━━━ DATA SUPPLIED ━━━

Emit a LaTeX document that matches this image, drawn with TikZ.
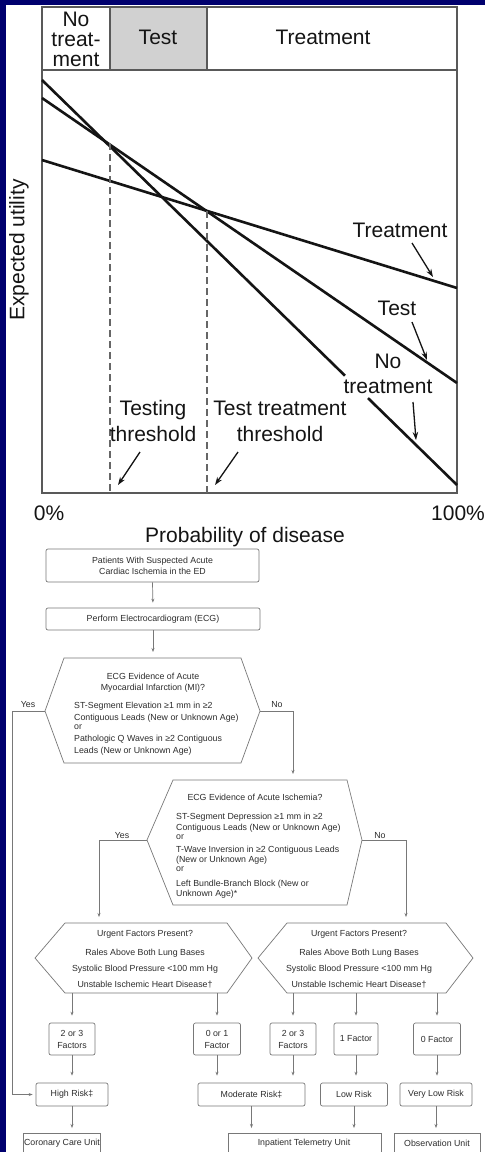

━━━
━━━ DATA SUPPLIED ━━━

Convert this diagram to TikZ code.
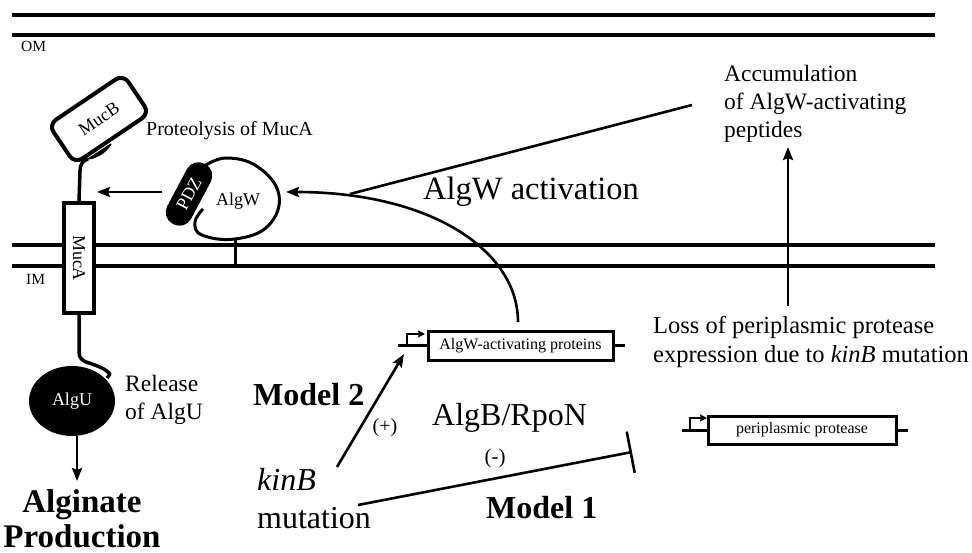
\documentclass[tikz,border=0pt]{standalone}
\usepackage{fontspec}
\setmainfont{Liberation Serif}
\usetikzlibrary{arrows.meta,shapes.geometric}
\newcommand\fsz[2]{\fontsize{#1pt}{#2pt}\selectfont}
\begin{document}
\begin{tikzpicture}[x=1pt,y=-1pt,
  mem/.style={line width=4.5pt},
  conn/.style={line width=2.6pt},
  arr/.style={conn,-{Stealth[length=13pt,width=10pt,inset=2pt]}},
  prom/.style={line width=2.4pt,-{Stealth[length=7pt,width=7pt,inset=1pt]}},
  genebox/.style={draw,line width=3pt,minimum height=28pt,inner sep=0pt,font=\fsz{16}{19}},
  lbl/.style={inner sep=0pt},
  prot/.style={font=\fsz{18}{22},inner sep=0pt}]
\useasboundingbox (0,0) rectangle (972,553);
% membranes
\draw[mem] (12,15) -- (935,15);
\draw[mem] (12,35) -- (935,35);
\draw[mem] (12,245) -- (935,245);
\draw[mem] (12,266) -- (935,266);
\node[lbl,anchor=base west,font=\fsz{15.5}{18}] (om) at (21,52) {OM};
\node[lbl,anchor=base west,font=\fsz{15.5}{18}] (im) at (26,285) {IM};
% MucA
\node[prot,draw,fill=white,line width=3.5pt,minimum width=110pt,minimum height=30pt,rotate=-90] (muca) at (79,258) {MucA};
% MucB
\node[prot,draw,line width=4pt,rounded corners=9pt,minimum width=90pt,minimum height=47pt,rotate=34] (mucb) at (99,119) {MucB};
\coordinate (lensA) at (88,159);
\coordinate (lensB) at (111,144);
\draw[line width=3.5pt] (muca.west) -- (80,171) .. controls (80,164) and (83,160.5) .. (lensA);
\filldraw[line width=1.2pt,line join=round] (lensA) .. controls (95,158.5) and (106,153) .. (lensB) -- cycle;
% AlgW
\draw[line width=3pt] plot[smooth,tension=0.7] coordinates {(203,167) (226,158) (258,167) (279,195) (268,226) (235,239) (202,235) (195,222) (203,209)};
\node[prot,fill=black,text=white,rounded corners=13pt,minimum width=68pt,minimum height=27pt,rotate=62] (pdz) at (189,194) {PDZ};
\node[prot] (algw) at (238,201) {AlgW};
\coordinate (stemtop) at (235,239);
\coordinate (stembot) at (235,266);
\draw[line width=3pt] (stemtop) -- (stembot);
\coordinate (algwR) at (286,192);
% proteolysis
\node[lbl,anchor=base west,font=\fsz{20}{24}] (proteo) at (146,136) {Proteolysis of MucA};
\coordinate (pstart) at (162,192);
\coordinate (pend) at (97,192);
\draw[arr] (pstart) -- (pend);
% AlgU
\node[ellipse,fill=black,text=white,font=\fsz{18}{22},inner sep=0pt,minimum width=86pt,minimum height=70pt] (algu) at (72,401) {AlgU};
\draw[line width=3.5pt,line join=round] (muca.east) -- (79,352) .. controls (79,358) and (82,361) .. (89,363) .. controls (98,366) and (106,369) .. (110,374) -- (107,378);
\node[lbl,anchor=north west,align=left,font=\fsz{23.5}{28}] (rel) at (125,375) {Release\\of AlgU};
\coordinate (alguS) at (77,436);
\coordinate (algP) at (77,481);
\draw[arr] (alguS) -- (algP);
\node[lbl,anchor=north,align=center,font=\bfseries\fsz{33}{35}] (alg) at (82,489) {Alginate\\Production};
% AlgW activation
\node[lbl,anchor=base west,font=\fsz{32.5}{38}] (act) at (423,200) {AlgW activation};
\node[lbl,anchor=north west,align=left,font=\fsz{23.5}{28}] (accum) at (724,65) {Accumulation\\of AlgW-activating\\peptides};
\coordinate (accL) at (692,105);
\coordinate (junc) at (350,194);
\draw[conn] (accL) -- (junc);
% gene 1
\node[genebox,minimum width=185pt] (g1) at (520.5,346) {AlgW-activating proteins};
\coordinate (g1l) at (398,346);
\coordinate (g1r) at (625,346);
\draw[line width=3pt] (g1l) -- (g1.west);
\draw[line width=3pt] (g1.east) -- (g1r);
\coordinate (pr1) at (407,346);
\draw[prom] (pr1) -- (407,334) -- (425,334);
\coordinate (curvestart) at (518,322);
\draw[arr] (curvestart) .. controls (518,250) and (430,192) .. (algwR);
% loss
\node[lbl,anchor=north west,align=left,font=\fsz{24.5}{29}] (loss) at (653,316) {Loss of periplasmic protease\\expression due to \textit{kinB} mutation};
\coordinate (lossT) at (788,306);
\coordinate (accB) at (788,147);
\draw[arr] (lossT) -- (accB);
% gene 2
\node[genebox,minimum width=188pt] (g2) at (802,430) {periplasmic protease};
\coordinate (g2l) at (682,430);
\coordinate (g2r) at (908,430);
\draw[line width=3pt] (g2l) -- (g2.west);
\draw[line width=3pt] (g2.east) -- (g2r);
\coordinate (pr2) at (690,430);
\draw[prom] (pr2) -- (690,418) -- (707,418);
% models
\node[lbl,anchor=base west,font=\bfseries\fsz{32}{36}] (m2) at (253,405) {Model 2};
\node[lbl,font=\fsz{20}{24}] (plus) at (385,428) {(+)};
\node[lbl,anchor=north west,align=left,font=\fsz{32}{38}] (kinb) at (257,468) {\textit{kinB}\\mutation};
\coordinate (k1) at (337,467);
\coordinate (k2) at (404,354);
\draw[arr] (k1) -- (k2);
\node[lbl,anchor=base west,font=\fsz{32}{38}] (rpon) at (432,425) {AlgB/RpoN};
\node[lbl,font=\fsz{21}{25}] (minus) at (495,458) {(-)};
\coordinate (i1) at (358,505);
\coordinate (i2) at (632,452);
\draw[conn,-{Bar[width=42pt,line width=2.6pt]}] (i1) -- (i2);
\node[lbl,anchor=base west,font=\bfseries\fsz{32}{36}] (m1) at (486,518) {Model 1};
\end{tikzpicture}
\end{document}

━━━

PROBLEM TO SOLVE
Copy all lines from the material that contain "this".

EXPECTED ANSWER
Emit a LaTeX document that matches this image, drawn with TikZ.
Convert this diagram to TikZ code.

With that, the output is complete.